## Start

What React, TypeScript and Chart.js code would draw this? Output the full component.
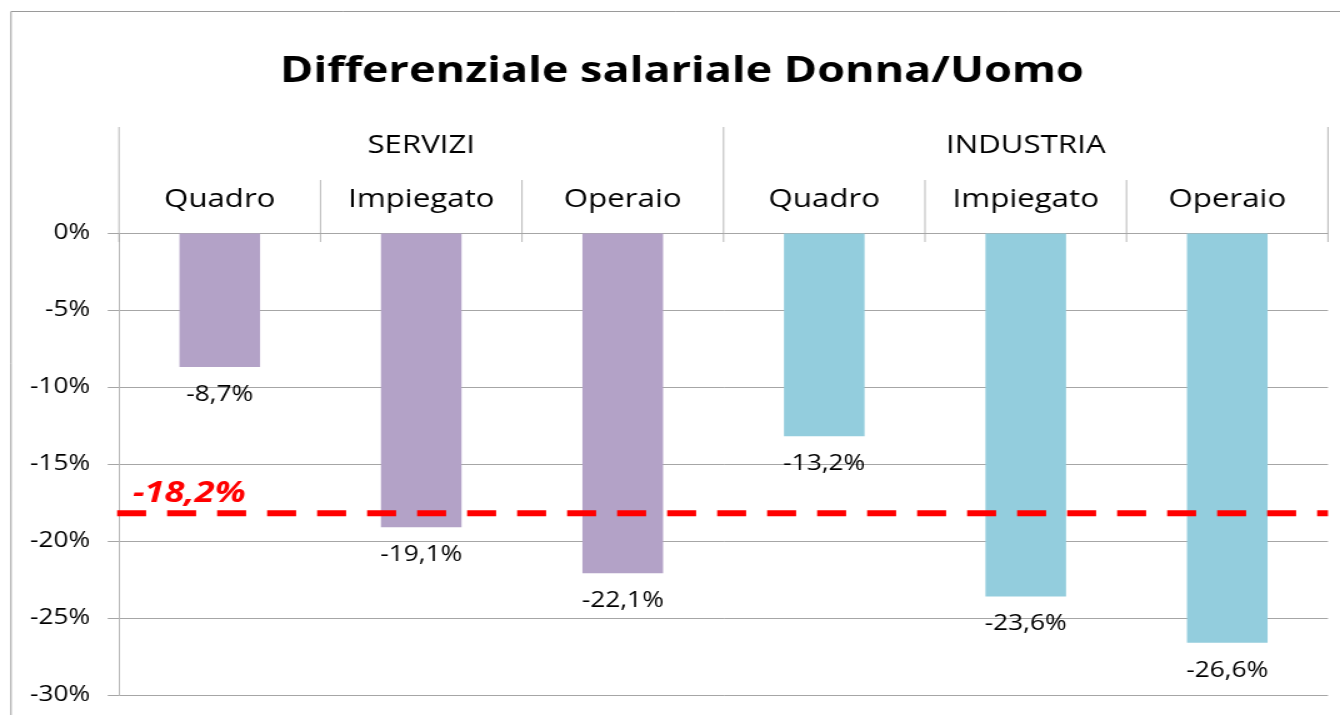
import React, { useEffect, useRef } from 'react';
import { Chart, registerables } from 'chart.js';

Chart.register(...registerables);

// ---- data ----
const TITLE = 'Differenziale salariale Donna/Uomo';
const categories = ['Quadro', 'Impiegato', 'Operaio', 'Quadro', 'Impiegato', 'Operaio'];
const groups = ['SERVIZI', 'INDUSTRIA'];
const groupOf = [0, 0, 0, 1, 1, 1];
const values = [-8.7, -19.1, -22.1, -13.2, -23.6, -26.6];
const average = -18.2;
const yMin = -30;
const yMax = 0;
const yStep = 5;

// ---- styles ----
const groupColors = ['#B3A2C7', '#93CDDD'];
const FONT = 'Open Sans';
const LINE = '#a6a6a6';

const fmt = (v: number) => v.toFixed(1).replace('.', ',') + '%';

const overlay = {
  id: 'overlay',
  beforeDraw(chart: any) {
    const ctx = chart.ctx;
    ctx.save();
    ctx.strokeStyle = '#9a9a9a';
    ctx.lineWidth = 1;
    ctx.beginPath();
    ctx.moveTo(8.8, chart.height + 10);
    ctx.lineTo(8.8, 11.5);
    ctx.lineTo(chart.width + 10, 11.5);
    ctx.stroke();
    // title
    ctx.fillStyle = '#000';
    ctx.textAlign = 'center';
    ctx.textBaseline = 'middle';
    ctx.font = `bold 36px "${FONT}"`;
    ctx.fillText(TITLE, 545.6, 72);
    ctx.restore();
  },
  afterDatasetsDraw(chart: any) {
    const ctx = chart.ctx;
    const x = chart.scales.x;
    const y = chart.scales.y;
    const area = chart.chartArea;
    const top = area.top;
    const px = (i: number) => x.getPixelForValue(i);
    const half = (px(1) - px(0)) / 2;

    ctx.save();
    // separators
    ctx.strokeStyle = LINE;
    ctx.lineWidth = 0.8;
    for (let k = 0; k <= categories.length; k++) {
      const bx = k < categories.length ? px(k) - half : px(categories.length - 1) + half;
      const isGroupEdge = k === 0 || k === categories.length || groupOf[k] !== groupOf[k - 1];
      ctx.beginPath();
      ctx.moveTo(bx, isGroupEdge ? top - 106 : top - 53);
      ctx.lineTo(bx, top + 9);
      ctx.stroke();
    }

    // category labels
    ctx.fillStyle = '#000';
    ctx.textAlign = 'center';
    ctx.textBaseline = 'middle';
    ctx.font = `25px "${FONT}"`;
    categories.forEach((c, i) => ctx.fillText(c, px(i), top - 33));

    // group labels
    groups.forEach((g, gi) => {
      const idx = groupOf.map((v, i) => (v === gi ? i : -1)).filter((i) => i >= 0);
      const cx = (px(idx[0]) + px(idx[idx.length - 1])) / 2;
      ctx.fillText(g, cx, top - 87);
    });

    // data labels
    ctx.font = `21px "${FONT}"`;
    values.forEach((v, i) => ctx.fillText(fmt(v), px(i), y.getPixelForValue(v) + 28));

    // average line
    const ay = y.getPixelForValue(average);
    ctx.strokeStyle = '#ff0000';
    ctx.lineWidth = 6;
    ctx.setLineDash([23.2, 16.8]);
    ctx.beginPath();
    ctx.moveTo(area.left - 1.5, ay);
    ctx.lineTo(area.right, ay);
    ctx.stroke();
    ctx.setLineDash([]);

    ctx.fillStyle = '#ff0000';
    ctx.textAlign = 'left';
    ctx.font = `italic bold 29px "${FONT}"`;
    ctx.fillText(fmt(average), area.left + 11, ay - 20);
    ctx.restore();
  },
};

export default function App() {
  const ref = useRef<HTMLCanvasElement>(null);
  useEffect(() => {
    const canvas = ref.current!;
    const chart = new Chart(canvas, {
      type: 'bar',
      data: {
        labels: categories,
        datasets: [
          {
            label: TITLE,
            data: values,
            backgroundColor: values.map((_, i) => groupColors[groupOf[i]]),
            barPercentage: 0.4,
            categoryPercentage: 1,
          },
        ],
      },
      options: {
        responsive: false,
        animation: false,
        devicePixelRatio: 1,
        layout: { padding: { left: 0, right: 9.6, top: 233, bottom: 20 } },
        plugins: {
          legend: { display: false },
          tooltip: { enabled: false },
          title: { display: false },
        },
        scales: {
          x: { display: false, offset: true },
          y: {
            min: yMin,
            max: yMax,
            afterFit: (s: any) => {
              s.width = 95.2;
              s.paddingTop = 0;
              s.paddingBottom = 0;
            },
            ticks: {
              stepSize: yStep,
              padding: 14,
              color: '#000',
              font: { family: FONT, size: 21 },
              callback: (v: any) => v + '%',
            },
            grid: { color: LINE, tickLength: 9, lineWidth: 1 },
            border: { display: true, color: LINE, width: 0.8 },
          },
        },
      },
      plugins: [overlay],
    } as any);
    return () => chart.destroy();
  }, []);

  return (
    <div
      style={{
        position: 'fixed',
        left: 0,
        top: 0,
        width: 1340,
        height: 715,
        overflow: 'hidden',
        background: '#fff',
      }}
    >
      <div style={{ width: 1072, height: 715, transform: 'scaleX(1.25)', transformOrigin: '0 0' }}>
        <canvas ref={ref} width={1072} height={715} />
      </div>
    </div>
  );
}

## End

> **CHALLENGE**: Write out exactly the opening lines of the data, stopping after the line that holds "Chart.register(...registerables);". Exclude pictures.

> **CORRECT ANSWER**:
What React, TypeScript and Chart.js code would draw this? Output the full component.
import React, { useEffect, useRef } from 'react';
import { Chart, registerables } from 'chart.js';

Chart.register(...registerables);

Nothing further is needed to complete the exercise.